I've been meaning to write about Robert Stephenson for some time now, but then again you always think you have more time than you do. Given that this was my last chance to write about him for Fake Teams (unless he gets promoted between now and Wednesday night), I had to take it. Drafted 27th overall in the 2011 draft, Stephenson was probably best known for throwing back-to-back no hitters in high school. An impressive feat, no doubt, Stephenson was a big fastball and not a ton else at the time - perfect for the back end of the first round. The former Washington Huskie-commit signed with Cincinnati for an above-slot $2 million and despite racking up only 65 career innings before 2013 was one of the Reds' top prospects.
Stephenson appears to be making a habit of hitting two levels per season. He signed too late to appear in 2011, but split the 2012 season between rookie ball and Lo-A, totaling 72 strikeouts in 65 innings pitched against only 23 walks. While he experienced a bit of an adjustment period upon his midseason promotion to Lo-A Dayton (lower K/9, higher BB/9, much higher H/9), Stephenson appeared to have ironed out all those issues by the time 2013 rolled around. In 77 Hi-A innings this year Stephenson punched out 96 batters, good for an 31% K% against a meager 20 walks (6.5 BB%). Since being promoted to Hi-A Bakersfield in the California League, Stephenson might have been even better. While his K% has taken a slight dip to 26.5%, he's walking a minute 2.4% of batters faced, and currently has a 3.25 FIP in a league that offers few respites for pitchers. When a pitcher has a fastball as extreme as Stephenson's, the question always remains whether they're simply overpowering weaker hitters. This question will be answered as Stephenson moves through the system, but it's clear that Stephenson can hold his own, even in the harshest of environs.

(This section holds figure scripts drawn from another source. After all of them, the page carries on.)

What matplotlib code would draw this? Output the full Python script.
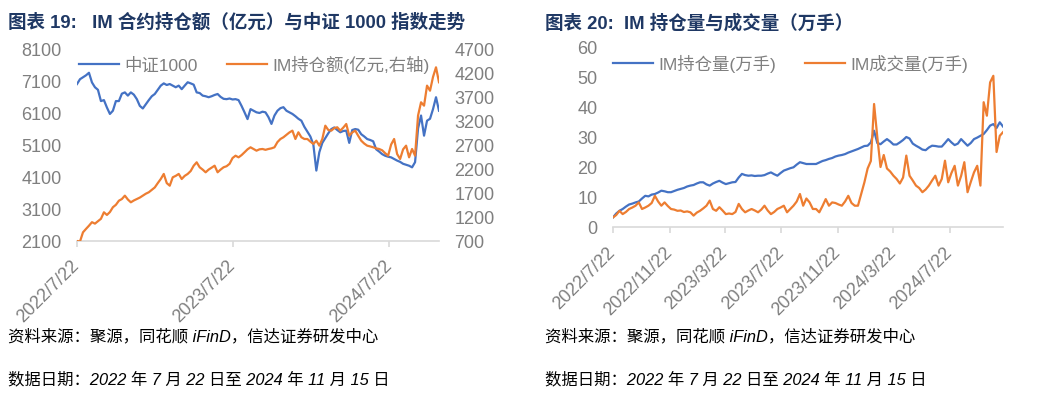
import matplotlib
matplotlib.use("Agg")
import matplotlib.pyplot as plt
import pandas as pd

plt.rcParams['font.family'] = ['Liberation Sans', 'Noto Sans CJK SC', 'DejaVu Sans']

# weekly samples, 2022-07-22 .. 2024-11-15
dates = pd.date_range("2022-07-22", "2024-11-15", freq="7D")

csi1000 = [6980, 7130, 7190, 7250, 7330, 7030, 6880, 6800, 6450, 6480,
           6250, 6050, 6150, 6450, 6450, 6680, 6720, 6620, 6720, 6650,
           6510, 6300, 6220, 6350, 6480, 6600, 6670, 6800, 6930, 7000,
           6950, 6980, 6930, 6880, 6930, 6820, 6930, 7035, 7000, 6960,
           6720, 6700, 6620, 6600, 6570, 6600, 6640, 6670, 6580, 6520,
           6510, 6530, 6500, 6510, 6480, 6300, 6100, 5890, 6200, 6150,
           6100, 6080, 6120, 6100, 5950, 5740, 6000, 6150, 6230, 6260,
           6150, 6100, 6050, 5980, 5900, 5840, 5650, 5500, 5350, 5100,
           4290, 4860, 5150, 5300, 5450, 5580, 5630, 5550, 5480, 5520,
           5530, 5150, 5550, 5580, 5560, 5420, 5350, 5270, 5240, 5200,
           4950, 4880, 4800, 4750, 4720, 4700, 4650, 4600, 4560, 4500,
           4470, 4440, 4390, 4550, 5600, 6000, 5375, 5840, 5900, 6200,
           6570, 6150]

im_oi_value = [700, 690, 880, 950, 1017, 1090, 1060, 1110, 1160, 1295,
               1240, 1300, 1400, 1450, 1535, 1570, 1640, 1560, 1502, 1540,
               1570, 1600, 1640, 1680, 1710, 1760, 1810, 1900, 1985, 2090,
               1900, 1846, 2020, 2050, 2090, 1985, 2050, 2090, 2150, 2260,
               2331, 2228, 2180, 2124, 2180, 2220, 2261, 2124, 2180, 2228,
               2250, 2300, 2420, 2468, 2434, 2480, 2539, 2600, 2642, 2607,
               2572, 2600, 2607, 2590, 2607, 2620, 2642, 2750, 2814, 2850,
               2900, 2950, 2987, 2814, 2953, 2850, 2814, 2814, 2760, 2711,
               2779, 2676, 2814, 3090, 3000, 2987, 3040, 3057, 2987, 3050,
               3125, 2883, 2950, 2987, 2880, 2779, 2720, 2676, 2660, 2642,
               2620, 2607, 2580, 2520, 2468, 2700, 2814, 2503, 2400, 2600,
               2676, 2434, 2607, 2468, 3300, 3575, 3505, 3920, 3815, 4100,
               4300, 3990]

im_oi_lots = [3.2, 4.5, 5.4, 6.0, 6.8, 7.5, 7.8, 8.2, 8.5, 9.5,
              10.4, 10.2, 10.8, 11.0, 11.5, 12.1, 11.9, 11.6, 11.6, 12.0,
              12.4, 12.7, 13.0, 13.5, 13.8, 14.0, 14.5, 14.9, 14.9, 14.2,
              13.8, 14.5, 15.0, 15.4, 14.8, 14.3, 14.6, 14.9, 15.0, 16.5,
              17.7, 17.3, 17.1, 17.2, 17.0, 17.1, 17.1, 17.3, 17.8, 18.2,
              17.6, 17.1, 18.0, 18.8, 19.2, 19.6, 19.9, 20.8, 21.6, 21.3,
              21.0, 21.0, 21.0, 21.0, 21.5, 22.0, 22.3, 22.7, 23.0, 23.5,
              23.8, 24.0, 24.3, 24.8, 25.2, 25.6, 26.0, 26.5, 27.0, 27.1,
              28.2, 32.1, 28.0, 27.6, 28.5, 29.3, 28.5, 27.5, 27.5, 28.2,
              29.0, 30.0, 29.5, 27.8, 27.1, 26.5, 25.8, 25.6, 26.5, 27.1,
              27.0, 26.8, 26.8, 28.0, 29.3, 28.2, 27.3, 27.8, 29.3, 28.2,
              27.1, 28.0, 29.3, 29.8, 30.4, 31.0, 32.3, 33.8, 34.3, 33.0,
              34.9, 33.5]

im_volume = [3.2, 4.0, 5.4, 4.3, 5.0, 6.0, 6.5, 7.1, 8.2, 6.0,
             6.5, 7.1, 8.0, 10.4, 8.5, 7.1, 8.2, 7.0, 6.0, 5.8,
             5.4, 5.5, 5.0, 5.2, 4.9, 3.8, 4.8, 5.4, 6.2, 7.1,
             8.8, 6.0, 5.4, 6.6, 5.5, 4.3, 4.5, 4.3, 5.0, 7.7,
             6.0, 4.9, 5.5, 6.0, 5.5, 4.9, 5.8, 7.1, 5.5, 4.3,
             5.0, 6.0, 6.5, 7.1, 4.9, 6.0, 7.1, 8.5, 11.0, 7.1,
             9.5, 8.2, 6.0, 6.0, 4.9, 7.0, 9.3, 7.1, 8.2, 8.0,
             7.5, 7.1, 8.5, 10.4, 8.0, 7.1, 7.1, 11.0, 14.9, 19.5,
             22.0, 41.0, 30.0, 20.0, 24.0, 19.5, 18.5, 17.1, 16.0, 14.5,
             16.5, 23.8, 17.1, 15.5, 13.8, 13.0, 11.6, 12.5, 13.8, 15.5,
             17.1, 13.8, 16.0, 22.1, 14.9, 18.0, 20.4, 13.8, 17.0, 21.6,
             11.6, 15.0, 18.2, 20.4, 13.8, 41.6, 37.1, 48.2, 50.4, 25.0,
             30.4, 31.6]

left_xticks = ["2022-07-22", "2023-07-22", "2024-07-22"]
right_xticks = ["2022-07-22", "2022-11-22", "2023-03-22", "2023-07-22",
                "2023-11-22", "2024-03-22", "2024-07-22"]
left_yticks = list(range(2100, 8101, 1000))
left_y2ticks = list(range(700, 4701, 500))
right_yticks = list(range(0, 61, 10))

BLUE = "#4472C4"
ORANGE = "#ED7D31"
GRAY = "#7F7F7F"
NAVY = "#1F3864"
AXIS = "#D9D9D9"


def fmt_date(s):
    d = pd.Timestamp(s)
    return f"{d.year}/{d.month}/{d.day}"


def style_axis(ax, ticks, pad):
    for side in ["top", "left", "right"]:
        ax.spines[side].set_visible(False)
    ax.spines["bottom"].set_color(AXIS)
    ax.spines["bottom"].set_linewidth(1.2)
    ax.set_xticks(pd.to_datetime(ticks))
    ax.set_xticklabels([fmt_date(t) for t in ticks], rotation=45,
                       ha="right", va="center", rotation_mode="anchor")
    ax.tick_params(axis="x", colors=AXIS, labelcolor=GRAY, labelsize=13,
                   length=4, width=1.2, pad=pad)
    ax.tick_params(axis="y", length=0, labelcolor=GRAY, labelsize=13, pad=11)
    ax.set_xlim(dates[0], dates[-1])


fig = plt.figure(figsize=(10.56, 4.06), dpi=100)

# left chart
ax1 = fig.add_axes([77 / 1056, 1 - 242 / 406, 362 / 1056, 193 / 406])
ax2 = ax1.twinx()
l1, = ax1.plot(dates, csi1000, color=BLUE, lw=1.6, label="中证1000")
l2, = ax2.plot(dates, im_oi_value, color=ORANGE, lw=1.6,
               label="IM持仓额(亿元,右轴)")
style_axis(ax1, left_xticks, pad=11)
for side in ["top", "left", "right", "bottom"]:
    ax2.spines[side].set_visible(False)
ax1.set_ylim(2100, 8100)
ax1.set_yticks(left_yticks)
ax2.set_ylim(700, 4700)
ax2.set_yticks(left_y2ticks)
ax2.tick_params(axis="y", length=0, labelcolor=GRAY, labelsize=13, pad=11)
ax1.legend(handles=[l1, l2], loc="upper center", bbox_to_anchor=(0.49, 1.0),
           ncol=2, frameon=False, fontsize=12.5, labelcolor=GRAY,
           handlelength=2.3, columnspacing=1.7, handletextpad=0.3,
           borderaxespad=0.0)

# right chart
ax3 = fig.add_axes([613 / 1056, 1 - 228 / 406, 390 / 1056, 180 / 406])
l3, = ax3.plot(dates, im_oi_lots, color=BLUE, lw=1.6, label="IM持仓量(万手)")
l4, = ax3.plot(dates, im_volume, color=ORANGE, lw=1.6, label="IM成交量(万手)")
style_axis(ax3, right_xticks, pad=12)
ax3.set_ylim(0, 60)
ax3.set_yticks(right_yticks)
ax3.legend(handles=[l3, l4], loc="upper center", bbox_to_anchor=(0.455, 1.0),
           ncol=2, frameon=False, fontsize=12.5, labelcolor=GRAY,
           handlelength=2.3, columnspacing=1.7, handletextpad=0.3,
           borderaxespad=0.0)

# titles
title_font = ['Liberation Sans', 'Noto Sans CJK SC']
fig.text(8 / 1056, 1 - 23 / 406, "图表 19:   IM 合约持仓额（亿元）与中证 1000 指数走势",
         fontsize=13.3, fontweight="bold", color=NAVY, family=title_font,
         va="center", ha="left")
fig.text(545 / 1056, 1 - 23 / 406, "图表 20:  IM 持仓量与成交量（万手）",
         fontsize=13.3, fontweight="bold", color=NAVY, family=title_font,
         va="center", ha="left")

# notes
for x0 in [8, 545]:
    fig.text(x0 / 1056, 1 - 337 / 406, "资料来源：聚源，同花顺 iFinD，信达证券研发中心",
             fontsize=11.8, style="italic", color="black", family=title_font,
             va="center", ha="left")
    fig.text(x0 / 1056, 1 - 380 / 406, "数据日期：2022 年 7 月 22 日至 2024 年 11 月 15 日",
             fontsize=11.8, style="italic", color="black", family=title_font,
             va="center", ha="left")

fig.savefig("out.png", dpi=100)
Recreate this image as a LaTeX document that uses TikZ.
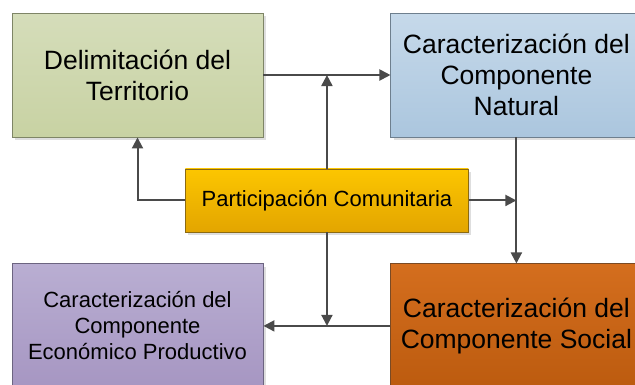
\documentclass[tikz,border=0pt]{standalone}
\usepackage{fontspec}
\setmainfont{Liberation Sans}
\usetikzlibrary{positioning,calc,shadows,arrows.meta}
\definecolor{grTop}{HTML}{D5DDBA}
\definecolor{grBot}{HTML}{C8D2A3}
\definecolor{grLine}{HTML}{7E8566}
\definecolor{blTop}{HTML}{C6D9EA}
\definecolor{blBot}{HTML}{ABC6DE}
\definecolor{blLine}{HTML}{6E7F8E}
\definecolor{yeTop}{HTML}{FCC600}
\definecolor{yeBot}{HTML}{E3A500}
\definecolor{yeLine}{HTML}{8C6A12}
\definecolor{puTop}{HTML}{B9AED2}
\definecolor{puBot}{HTML}{A696C2}
\definecolor{puLine}{HTML}{6C6480}
\definecolor{orTop}{HTML}{D46E1E}
\definecolor{orBot}{HTML}{BC5B0F}
\definecolor{orLine}{HTML}{7A4A24}
\definecolor{conn}{HTML}{4A4A4A}

\begin{document}
\begin{tikzpicture}[x=1pt, y=1pt,
	box/.style={line width=0.9pt, minimum width=251pt, minimum height=124pt, align=center,
		font=\fontsize{26.5}{31}\selectfont,
		drop shadow={fill=black!13, opacity=1, shadow xshift=3pt, shadow yshift=-3pt}},
	terrbox/.style={box, draw=grLine, top color=grTop, bottom color=grBot},
	natbox/.style={box, draw=blLine, top color=blTop, bottom color=blBot},
	socbox/.style={box, draw=orLine, top color=orTop, bottom color=orBot},
	ecobox/.style={box, draw=puLine, top color=puTop, bottom color=puBot, font=\fontsize{22}{26}\selectfont},
	partbox/.style={box, draw=yeLine, top color=yeTop, bottom color=yeBot,
		minimum width=283pt, minimum height=63pt, font=\fontsize{22}{26}\selectfont},
	link/.style={line width=2pt, draw=conn, -{Triangle[length=11pt, width=11pt]}}]
	\useasboundingbox (0,0) rectangle (635,-384);
	\clip (0,0) rectangle (635,-384);
	\node[terrbox] (terr) at (137.5,-75) {Delimitación del\\Territorio};
	\node[natbox, right=127pt of terr] (nat) {Caracterización del\\Componente\\Natural};
	\node[ecobox, below=126pt of terr] (eco) {Caracterización del\\Componente\\Económico Productivo};
	\node[socbox, below=126pt of nat] (soc) {Caracterización del\\Componente Social};
	\node[partbox] (part) at ($(terr)!0.5!(soc)$) {Participación Comunitaria};
	\draw[link] (terr.east) -- (nat.west);
	\draw[link] (part.north) -- (part.north |- terr.east);
	\draw[link] (nat.south) -- (soc.north);
	\draw[link] (part.east) -- (nat.south |- part.east);
	\draw[link] (part.west) -| (terr.south);
	\draw[link] (part.south) -- (part.south |- soc.west);
	\draw[link] (soc.west) -- (eco.east);
\end{tikzpicture}
\end{document}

Stuff wise, it's hard to top what Stephenson can bring to the table. The fastball grades out as a future 80 (!). It's got premium velocity and can touch triple digits. It does flatten out at higher velos, but shows excellent life when it sits in the mid 90s. He gets good plane on the ball thanks to a high arm slot. Stephenson controls the pitch well but could stand to sharpen his command. He throws strikes, but the goal is quality strikes and he will occasionally get hit harder than he should because he leaves the ball where he shouldn't within the zone. He holds his velocity deep into games as well. Stephenson's curveball was coming around during his senior season and has continued it's progress in his time as a pro. It clocks in the the low to mid 80s, showing tight spin when it's on. He will still hang plenty of these, but when the pitch is on, it's not fair to Hi-A batters. Stephenson's third pitch is a hard change up that should arrive in the mid 80s but is often too firm, not showing enough separation from the fastball and losing any movement. It lags behind his curveball at the moment but there's promise here, as it's more than just a show me pitch. He can show a feel for it at times, and when he does there is solid movement. It's unlikely to be more than an average pitch down the road, but given his other offerings, he might not need it to be. Stephenson has great athleticism which helps him repeat his mechanics and allows him to find the strikezone more often than not. To take another step forward, Stephenson will have to show better command and the ability to put the ball where he wants it within the strikezone, instead of just living off his stuff.
With all the makings of the top of a rotation starter, beginning with that prodigious fastball, it's tempting to call Stephenson an ace in the making. In reality though, we would have to see a step forward in his curveball, and maybe even his change up, along with improvement in command before he gets that moniker. That said, I'm not here to denigrate Stephenson. On the contrary, I think he profiles as a solid number two starter and someone who will pitch at the top of a major league rotation. Number one pitchers are rare breeds, indeed, and having a guy like Stephenson to front a rotation is a fine situation to be in. If he continues at his current pace (two levels per season), Stephenson would reach Cincinnati by mid 2016. I think the Reds might push him a little bit ahead of that schedule, meaning a late 2015 or early 2016 arrival. He's already moving up prospect lists, so if you were lucky enough to bag him (as I was) early this season, you could flip him for a nice profit. That said, if you can acquire him before the trade deadline in your league I think he sees an even bigger surge in value when top 100 lists come out in the offseason, as he could rank in the top 30 of prospects on some lists.